What i would like to do is the following:
Play a musical phrase on the GAIA, record it somewhere, loop that recorded phrase and WHILE the loop is playing, tweak nobs and sliders to change the sound played.

The theoretical solution:

Fortunately there is one theoretical solution, let me explain :
The Gaia SH01, like most of the actual synthesizer is made of 2 main “components”

  • A sound engine.
  • Controller.

The sound engine is what actually create the sound, you ask him: “Please play a C note for this amount of time, with this intensity and with this kind of sound” and he generate the sound you ear in real time. The type of generated sound depends on various settings controlled by several nobs and sliders. (The same nobs and sliders i want to tweak during a loop). Using those nobs and sliders, i can change the sound in real time, BUT, i have to tweak them WHILE i’m playing on the GAIA’s keyboard

The controller, to be simple, is the GAIA’s keyboard. When i play a note on the keyboard, a digital command is generated which contain all the informations about the played note. (But no sound, because sound is generated by the sound engine) This command is then send to the sound engine which play the specified note

Those commands are in fact MIDI commands.MIDI is a very popular standard allowing several musical devices to communicate with each others.

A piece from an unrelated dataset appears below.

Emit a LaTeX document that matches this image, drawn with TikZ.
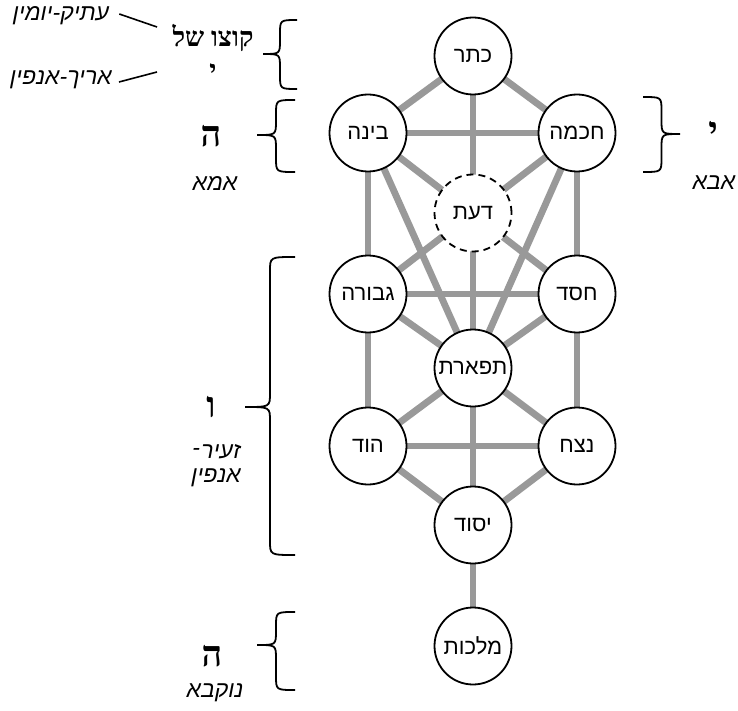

The Gaia have 2 MIDI plugs:

  • A MIDI OUT: All the MIDI commands generated by the keyboards are directly send to this output (in order to be send to the MIDI IN of an other instrument for example…)
  • A MIDI IN: The Gaia receive all the MIDI command send on this plug and play them directly using the sound engine.

So here is the goal of this project:
Create a small device, that can record a sequence of MIDI commands coming from an external device (the Gaia in my case), and that can send back this sequence to an other (or the same) device and loop that sequence over time.